-- START --

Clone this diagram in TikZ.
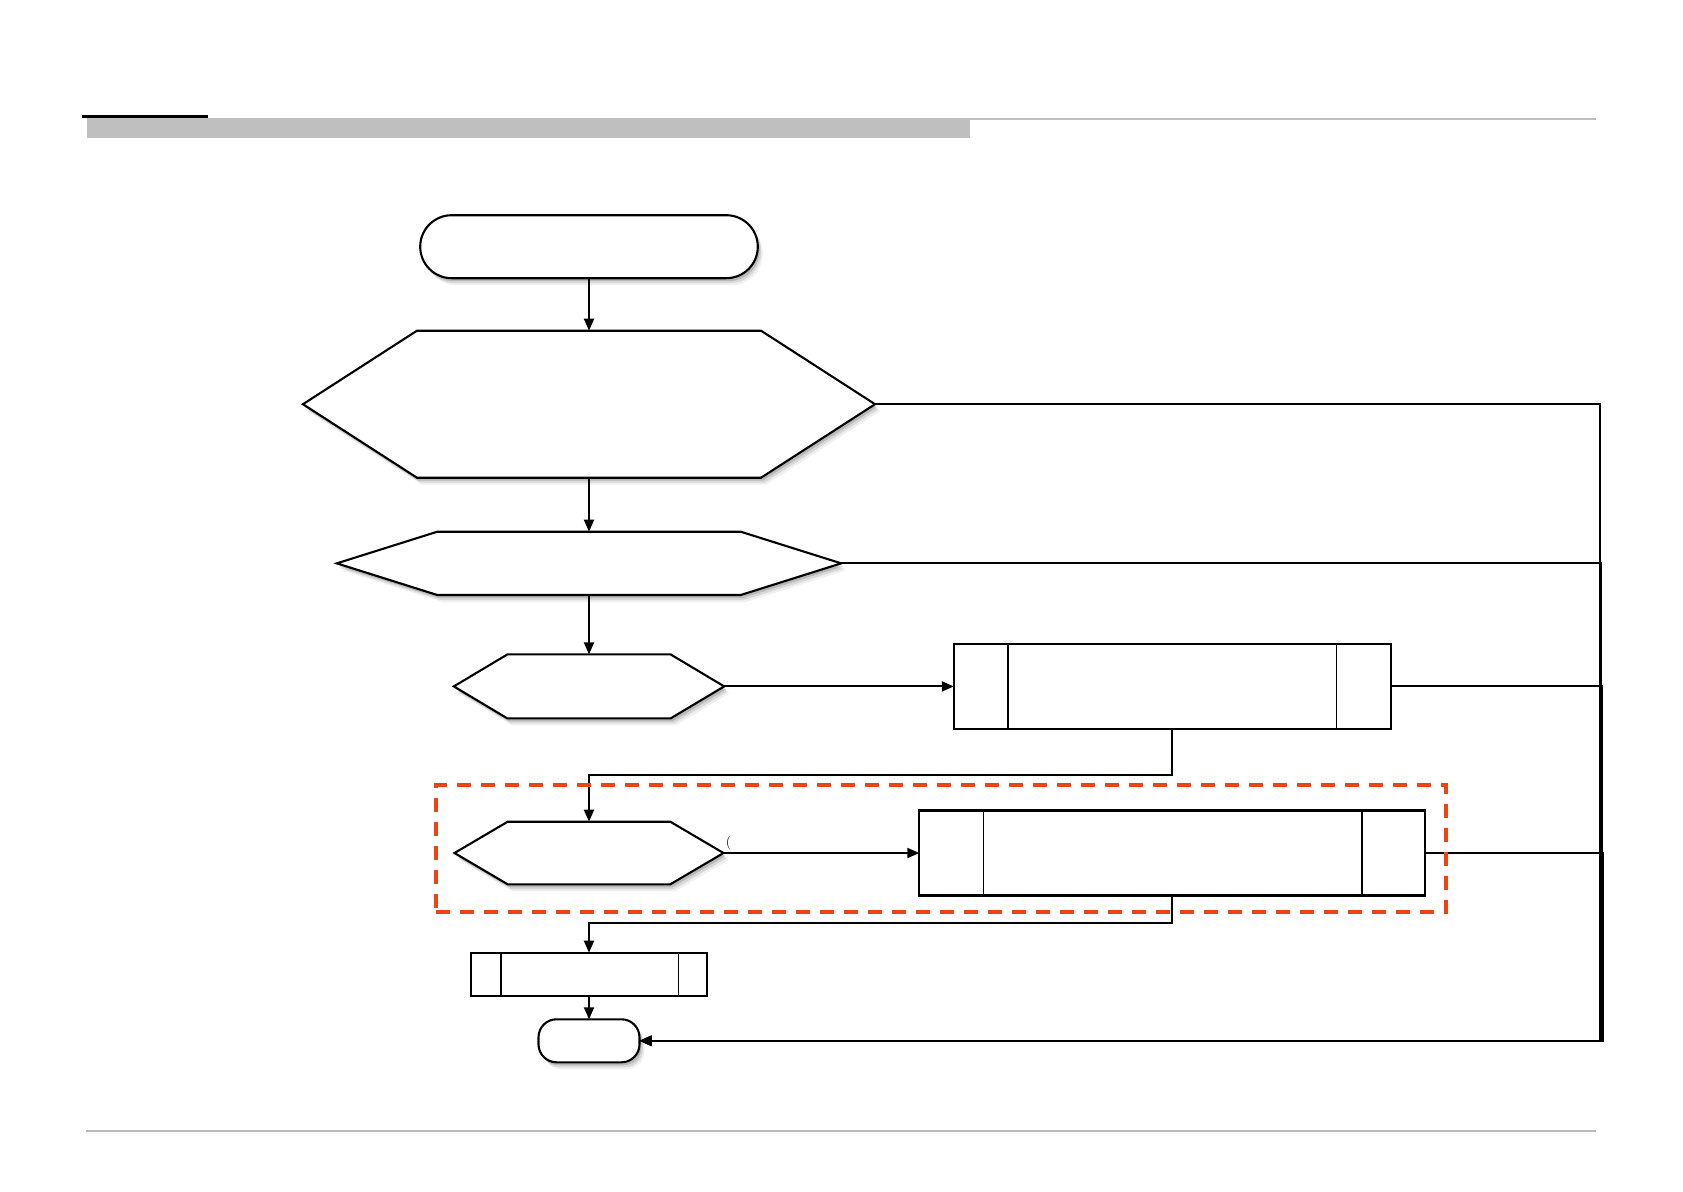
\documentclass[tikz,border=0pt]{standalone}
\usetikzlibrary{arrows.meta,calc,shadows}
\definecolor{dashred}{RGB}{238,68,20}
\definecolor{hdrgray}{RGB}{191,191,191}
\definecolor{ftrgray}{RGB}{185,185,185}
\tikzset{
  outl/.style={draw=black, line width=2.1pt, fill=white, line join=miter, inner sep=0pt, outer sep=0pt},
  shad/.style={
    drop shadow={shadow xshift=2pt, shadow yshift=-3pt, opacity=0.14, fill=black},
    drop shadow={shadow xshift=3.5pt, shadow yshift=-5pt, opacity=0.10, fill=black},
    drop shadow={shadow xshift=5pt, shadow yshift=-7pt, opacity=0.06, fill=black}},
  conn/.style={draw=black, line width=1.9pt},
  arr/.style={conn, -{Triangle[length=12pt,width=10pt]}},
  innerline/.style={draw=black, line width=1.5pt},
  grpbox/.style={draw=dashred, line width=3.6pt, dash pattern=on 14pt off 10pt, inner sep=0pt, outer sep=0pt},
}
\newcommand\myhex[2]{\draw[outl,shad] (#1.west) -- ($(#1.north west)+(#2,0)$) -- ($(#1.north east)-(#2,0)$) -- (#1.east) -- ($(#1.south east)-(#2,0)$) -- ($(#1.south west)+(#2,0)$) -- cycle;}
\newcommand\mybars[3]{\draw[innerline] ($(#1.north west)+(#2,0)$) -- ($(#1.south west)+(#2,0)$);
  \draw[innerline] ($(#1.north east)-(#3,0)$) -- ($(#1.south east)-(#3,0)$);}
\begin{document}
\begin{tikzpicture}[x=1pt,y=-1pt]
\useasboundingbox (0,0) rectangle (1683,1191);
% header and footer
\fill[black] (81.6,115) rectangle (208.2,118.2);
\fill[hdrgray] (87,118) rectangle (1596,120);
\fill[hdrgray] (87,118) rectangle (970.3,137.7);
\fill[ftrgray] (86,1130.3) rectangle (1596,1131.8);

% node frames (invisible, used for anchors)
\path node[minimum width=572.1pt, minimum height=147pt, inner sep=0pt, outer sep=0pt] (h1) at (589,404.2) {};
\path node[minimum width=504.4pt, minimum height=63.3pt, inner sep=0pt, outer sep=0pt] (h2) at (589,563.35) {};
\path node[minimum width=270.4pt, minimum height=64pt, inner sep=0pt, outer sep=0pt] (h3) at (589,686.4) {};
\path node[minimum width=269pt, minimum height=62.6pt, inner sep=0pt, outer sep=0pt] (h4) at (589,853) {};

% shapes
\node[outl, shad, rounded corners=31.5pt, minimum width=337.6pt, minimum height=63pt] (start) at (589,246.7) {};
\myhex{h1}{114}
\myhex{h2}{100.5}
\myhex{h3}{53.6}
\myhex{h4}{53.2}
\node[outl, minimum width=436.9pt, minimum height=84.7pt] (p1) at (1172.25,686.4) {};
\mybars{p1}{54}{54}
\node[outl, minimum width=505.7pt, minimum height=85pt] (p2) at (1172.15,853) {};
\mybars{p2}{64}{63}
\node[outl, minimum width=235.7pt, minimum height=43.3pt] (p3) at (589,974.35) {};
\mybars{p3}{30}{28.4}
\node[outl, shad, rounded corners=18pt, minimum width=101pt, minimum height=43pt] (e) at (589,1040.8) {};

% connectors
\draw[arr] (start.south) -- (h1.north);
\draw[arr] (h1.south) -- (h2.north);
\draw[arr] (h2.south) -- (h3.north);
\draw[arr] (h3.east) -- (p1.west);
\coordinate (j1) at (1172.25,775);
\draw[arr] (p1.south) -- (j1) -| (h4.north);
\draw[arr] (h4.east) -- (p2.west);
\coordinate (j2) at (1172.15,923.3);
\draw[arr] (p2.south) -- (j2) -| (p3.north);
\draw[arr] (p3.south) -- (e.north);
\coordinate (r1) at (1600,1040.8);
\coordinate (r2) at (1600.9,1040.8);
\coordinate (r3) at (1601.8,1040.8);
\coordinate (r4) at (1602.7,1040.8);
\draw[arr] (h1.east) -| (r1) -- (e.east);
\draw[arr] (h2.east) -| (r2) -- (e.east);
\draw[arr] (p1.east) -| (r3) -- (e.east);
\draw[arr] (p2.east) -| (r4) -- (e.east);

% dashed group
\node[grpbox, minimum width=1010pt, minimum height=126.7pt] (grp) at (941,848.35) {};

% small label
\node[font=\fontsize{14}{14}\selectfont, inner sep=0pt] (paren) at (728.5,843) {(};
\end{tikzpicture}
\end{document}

-- END --

▸ STATED EXERCISE
Reproduce each line exactly, please, except for any pictures.

▸ EXERCISE RESPONSE
Clone this diagram in TikZ.
\documentclass[tikz,border=0pt]{standalone}
\usetikzlibrary{arrows.meta,calc,shadows}
\definecolor{dashred}{RGB}{238,68,20}
\definecolor{hdrgray}{RGB}{191,191,191}
\definecolor{ftrgray}{RGB}{185,185,185}
\tikzset{
  outl/.style={draw=black, line width=2.1pt, fill=white, line join=miter, inner sep=0pt, outer sep=0pt},
  shad/.style={
    drop shadow={shadow xshift=2pt, shadow yshift=-3pt, opacity=0.14, fill=black},
    drop shadow={shadow xshift=3.5pt, shadow yshift=-5pt, opacity=0.10, fill=black},
    drop shadow={shadow xshift=5pt, shadow yshift=-7pt, opacity=0.06, fill=black}},
  conn/.style={draw=black, line width=1.9pt},
  arr/.style={conn, -{Triangle[length=12pt,width=10pt]}},
  innerline/.style={draw=black, line width=1.5pt},
  grpbox/.style={draw=dashred, line width=3.6pt, dash pattern=on 14pt off 10pt, inner sep=0pt, outer sep=0pt},
}
\newcommand\myhex[2]{\draw[outl,shad] (#1.west) -- ($(#1.north west)+(#2,0)$) -- ($(#1.north east)-(#2,0)$) -- (#1.east) -- ($(#1.south east)-(#2,0)$) -- ($(#1.south west)+(#2,0)$) -- cycle;}
\newcommand\mybars[3]{\draw[innerline] ($(#1.north west)+(#2,0)$) -- ($(#1.south west)+(#2,0)$);
  \draw[innerline] ($(#1.north east)-(#3,0)$) -- ($(#1.south east)-(#3,0)$);}
\begin{document}
\begin{tikzpicture}[x=1pt,y=-1pt]
\useasboundingbox (0,0) rectangle (1683,1191);
% header and footer
\fill[black] (81.6,115) rectangle (208.2,118.2);
\fill[hdrgray] (87,118) rectangle (1596,120);
\fill[hdrgray] (87,118) rectangle (970.3,137.7);
\fill[ftrgray] (86,1130.3) rectangle (1596,1131.8);

% node frames (invisible, used for anchors)
\path node[minimum width=572.1pt, minimum height=147pt, inner sep=0pt, outer sep=0pt] (h1) at (589,404.2) {};
\path node[minimum width=504.4pt, minimum height=63.3pt, inner sep=0pt, outer sep=0pt] (h2) at (589,563.35) {};
\path node[minimum width=270.4pt, minimum height=64pt, inner sep=0pt, outer sep=0pt] (h3) at (589,686.4) {};
\path node[minimum width=269pt, minimum height=62.6pt, inner sep=0pt, outer sep=0pt] (h4) at (589,853) {};

% shapes
\node[outl, shad, rounded corners=31.5pt, minimum width=337.6pt, minimum height=63pt] (start) at (589,246.7) {};
\myhex{h1}{114}
\myhex{h2}{100.5}
\myhex{h3}{53.6}
\myhex{h4}{53.2}
\node[outl, minimum width=436.9pt, minimum height=84.7pt] (p1) at (1172.25,686.4) {};
\mybars{p1}{54}{54}
\node[outl, minimum width=505.7pt, minimum height=85pt] (p2) at (1172.15,853) {};
\mybars{p2}{64}{63}
\node[outl, minimum width=235.7pt, minimum height=43.3pt] (p3) at (589,974.35) {};
\mybars{p3}{30}{28.4}
\node[outl, shad, rounded corners=18pt, minimum width=101pt, minimum height=43pt] (e) at (589,1040.8) {};

% connectors
\draw[arr] (start.south) -- (h1.north);
\draw[arr] (h1.south) -- (h2.north);
\draw[arr] (h2.south) -- (h3.north);
\draw[arr] (h3.east) -- (p1.west);
\coordinate (j1) at (1172.25,775);
\draw[arr] (p1.south) -- (j1) -| (h4.north);
\draw[arr] (h4.east) -- (p2.west);
\coordinate (j2) at (1172.15,923.3);
\draw[arr] (p2.south) -- (j2) -| (p3.north);
\draw[arr] (p3.south) -- (e.north);
\coordinate (r1) at (1600,1040.8);
\coordinate (r2) at (1600.9,1040.8);
\coordinate (r3) at (1601.8,1040.8);
\coordinate (r4) at (1602.7,1040.8);
\draw[arr] (h1.east) -| (r1) -- (e.east);
\draw[arr] (h2.east) -| (r2) -- (e.east);
\draw[arr] (p1.east) -| (r3) -- (e.east);
\draw[arr] (p2.east) -| (r4) -- (e.east);

% dashed group
\node[grpbox, minimum width=1010pt, minimum height=126.7pt] (grp) at (941,848.35) {};

% small label
\node[font=\fontsize{14}{14}\selectfont, inner sep=0pt] (paren) at (728.5,843) {(};
\end{tikzpicture}
\end{document}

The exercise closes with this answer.